Андрей Рубанов: А что такое патриот? Это человек дела. Надо не красивые слова говорить, а дело делать, поступки совершать. В России миллион тех, кто только на словах патриот. Отчасти в романе присутствует личный момент - я тоже собирался в Донбасс. Там живет восемь миллионов русских - население целой Бельгии. И совершенно очевидно, что мы не должны бросать своих. Но меня отговорили, прежде всего, жена. Сказала: "Сколько тебе лет? Кому ты там нужен?". Ну да, "война - дело молодых", - пел когда-то Виктор Цой.
С моей точки зрения, в смерти нет ничего катастрофического. Иногда человек гибнет, чтобы что-то продолжилось. Мой герой умер для того, чтобы читатели его поняли, пожалели и не стали бы таким, как он. Это не пример для подражания. В какой-то мере Знаев списан с главного героя пьесы Вампилова "Утиная охота". Там Зилов тоже все время собирался на охоту. Знаев не поехал на Донбасс потому, что испугался, не смог сделать последнего шага. И он такой не один. Человек собирается совершить серьезный поступок, но в решающий момент ему не хватает смелости, обстоятельства вмешиваются. У всех нас всегда масса причин для того, чтобы не совершить большой поступок. И ругать за это нельзя. Среди ваших друзей и знакомых сколько побывало на Донбассе? Один? Значит ли это, что остальные Родину не любят? Нет, конечно! Но не все созданы держать в руках оружие. Это очень сложная тема - что такое быть патриотом. В ней еще разбираться и разбираться.
К девяностым годам прилеплено чуть ли не официальное определение - "лихие". Но есть много людей, особенно в творческой среде, хорошо отзывающихся о том периоде.

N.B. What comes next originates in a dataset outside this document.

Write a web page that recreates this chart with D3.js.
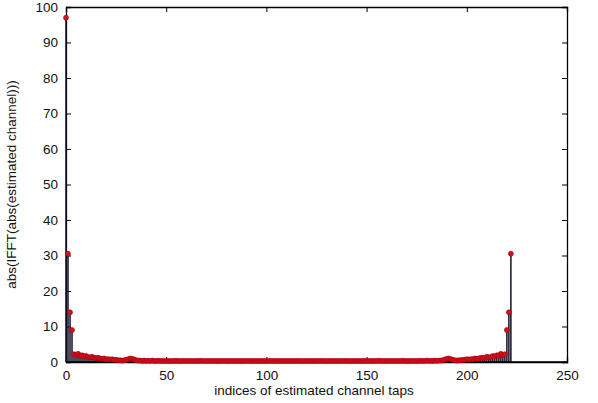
<!DOCTYPE html>
<html>
<head>
<meta charset="utf-8">
<script src="https://cdn.jsdelivr.net/npm/d3@7"></script>
<style>
  body { margin: 0; background: #fff; }
  svg { display: block; font-family: "Liberation Sans", Arial, sans-serif; }
  .tick text { font-size: 13.5px; fill: #111; }
  .domain { stroke: #000; }
  .tick line { stroke: #000; }
  .unit { font-size: 13.5px; fill: #111; }
</style>
</head>
<body>
<div id="svg-container"></div>
<script>
// data: magnitude of each estimated channel tap (index = tap number)
const tapValues = [
  97, 30.5, 14, 9, 2.2, 2.0, 2.3, 1.8, 1.9, 1.6,
  1.7, 1.4, 1.3, 1.5, 1.2, 1.1, 1.2, 1.0, 0.9, 1.0,
  0.8, 0.8, 0.7, 0.8, 0.6, 0.6, 0.5, 0.5, 0.4, 0.5,
  0.6, 0.8, 1.0, 0.9, 0.7, 0.5, 0.4, 0.4, 0.3, 0.4,
  0.3, 0.35, 0.3, 0.4, 0.3, 0.3, 0.35, 0.3, 0.25, 0.3,
  0.3, 0.3, 0.25, 0.3, 0.3, 0.35, 0.3, 0.3, 0.25, 0.3,
  0.3, 0.3, 0.3, 0.25, 0.3, 0.3, 0.3, 0.35, 0.3, 0.3,
  0.25, 0.3, 0.3, 0.3, 0.3, 0.25, 0.3, 0.3, 0.3, 0.3,
  0.3, 0.25, 0.3, 0.3, 0.3, 0.3, 0.3, 0.25, 0.3, 0.3,
  0.3, 0.3, 0.3, 0.25, 0.3, 0.3, 0.3, 0.3, 0.3, 0.25,
  0.3, 0.3, 0.3, 0.3, 0.3, 0.25, 0.3, 0.3, 0.3, 0.3, 0.3, 0.3,
  0.3, 0.3, 0.3, 0.3, 0.3, 0.3, 0.25, 0.3, 0.3, 0.3, 0.3,
  0.3, 0.25, 0.3, 0.3, 0.3, 0.3, 0.3, 0.25, 0.3, 0.3,
  0.3, 0.3, 0.3, 0.25, 0.3, 0.3, 0.3, 0.3, 0.3, 0.25,
  0.3, 0.3, 0.3, 0.3, 0.3, 0.25, 0.3, 0.3, 0.3, 0.3,
  0.25, 0.3, 0.3, 0.35, 0.3, 0.3, 0.3, 0.25, 0.3, 0.3,
  0.3, 0.3, 0.25, 0.3, 0.3, 0.35, 0.3, 0.3, 0.25, 0.3,
  0.3, 0.3, 0.25, 0.3, 0.35, 0.3, 0.3, 0.4, 0.3, 0.35,
  0.3, 0.4, 0.3, 0.4, 0.4, 0.5, 0.7, 0.9, 1.0, 0.8,
  0.6, 0.5, 0.4, 0.5, 0.5, 0.6, 0.6, 0.8, 0.7, 0.8,
  0.8, 1.0, 0.9, 1.0, 1.2, 1.1, 1.2, 1.5, 1.3, 1.4,
  1.7, 1.6, 1.9, 1.8, 2.3, 2.0, 2.2, 9, 14, 30.5
];
const xTicks = [0, 50, 100, 150, 200, 250];
const yTicks = [0, 10, 20, 30, 40, 50, 60, 70, 80, 90, 100];

const width = 598;
const height = 403;
const margin = { top: 7, right: 31, bottom: 41, left: 66 };

const svg = d3
  .select("#svg-container")
  .append("svg")
  .attr("width", width)
  .attr("height", height);

// scales
const xScale = d3.scaleLinear().domain([0, 250]).range([margin.left, width - margin.right]);
const yScale = d3.scaleLinear().domain([0, 100]).range([height - margin.bottom, margin.top]);

// axes (MATLAB style: ticks inside, box on)
const xAxis = d3.axisBottom(xScale).tickValues(xTicks).tickSize(-5).tickPadding(8);
const yAxis = d3.axisLeft(yScale).tickValues(yTicks).tickSize(-5).tickPadding(8);

svg.append("g")
  .attr("transform", `translate(0, ${height - margin.bottom})`)
  .call(xAxis);
svg.append("g")
  .attr("transform", `translate(${margin.left}, 0)`)
  .call(yAxis);
svg.append("g")
  .attr("transform", `translate(0, ${margin.top})`)
  .call(d3.axisTop(xScale).tickValues(xTicks).tickSize(-5).tickFormat(""));
svg.append("g")
  .attr("transform", `translate(${width - margin.right}, 0)`)
  .call(d3.axisRight(yScale).tickValues(yTicks).tickSize(-5).tickFormat(""));

svg.selectAll(".domain").attr("stroke-width", 1.3);

// stems
const data = tapValues.map((v, i) => ({ idx: i, value: v }));

svg.append("g")
  .selectAll("line")
  .data(data)
  .enter()
  .append("line")
  .attr("x1", (d) => xScale(d.idx))
  .attr("x2", (d) => xScale(d.idx))
  .attr("y1", yScale(0))
  .attr("y2", (d) => yScale(d.value))
  .attr("stroke", "#101028")
  .attr("stroke-width", 1.5);

// baseline
svg.append("line")
  .attr("x1", xScale(0))
  .attr("x2", xScale(250))
  .attr("y1", yScale(0))
  .attr("y2", yScale(0))
  .attr("stroke", "#000")
  .attr("stroke-width", 1.3);

// markers
svg.append("g")
  .selectAll("circle")
  .data(data)
  .enter()
  .append("circle")
  .attr("cx", (d) => xScale(d.idx))
  .attr("cy", (d) => yScale(d.value))
  .attr("r", 2.5)
  .attr("fill", "#d4101c")
  .attr("stroke", "#a8000e")
  .attr("stroke-width", 0.6);

// units
svg.append("text")
  .attr("class", "unit")
  .attr("text-anchor", "middle")
  .attr("x", 314)
  .attr("y", height - 8)
  .text("indices of estimated channel taps");

svg.append("text")
  .attr("class", "unit")
  .attr("text-anchor", "middle")
  .attr("transform", `translate(16, ${(margin.top + height - margin.bottom) / 2}) rotate(-90)`)
  .text("abs(IFFT(abs(estimated channel)))");
</script>
</body>
</html>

Андрей Рубанов: "Девяностые годы высвободили созидательную энергию", - очень точно подметил прекрасный писатель Алексей Иванов. Но это касалось только тех, у кого такая энергия имелась. Остальные не любят вспоминать про девяностые, поэтому нынешнее общество хочет, чтобы от того периода вообще следа не осталось. Ведь многие миллионы людей пережили колоссальное унижение. Полагаю, что сейчас нам нужен китайский путь, чтобы реформы проводились постепенно, без потрясений, жертв и трагедий. Но я против того, чтобы девяностые годы вычеркивать из памяти. Американцы пятнадцать лет жили в состоянии "великой депрессии" и не стыдятся этого периода, хотя там случались кошмарные вещи. Они сделали из него легенду, сняли сотни фильмов, написали множество книг. А у нас до этого еще далеко. Я написал четыре книги о девяностых - ни одна не стала бестселлером. Непопулярное время.
Вы с большим теплом пишете о многих вещах, что были в СССР. Представьте фантастическую ситуацию. Вас сегодняшнего, со знанием того, что произошло со страной и людьми, возвращают в восьмидесятые годы ХХ века. Вы, подобно Румате Эсторскому, многое можете, на многое способны. Что бы вы стали делать?
Андрей Рубанов: Хороший вопрос. Ничего бы я не стал менять. Перестройка начиналась с большого душевного подъема, это было время эйфории, больших тревог, но и больших надежд, оно продолжалось несколько лет, и отнимать это время у истории нельзя. Все было закономерно. А Румата, как мы помним, плохо кончил.
В сентябре Андрей Рубанов планирует посетить Новосибирск, куда он приглашен на международный фестиваль "Книжная Сибирь".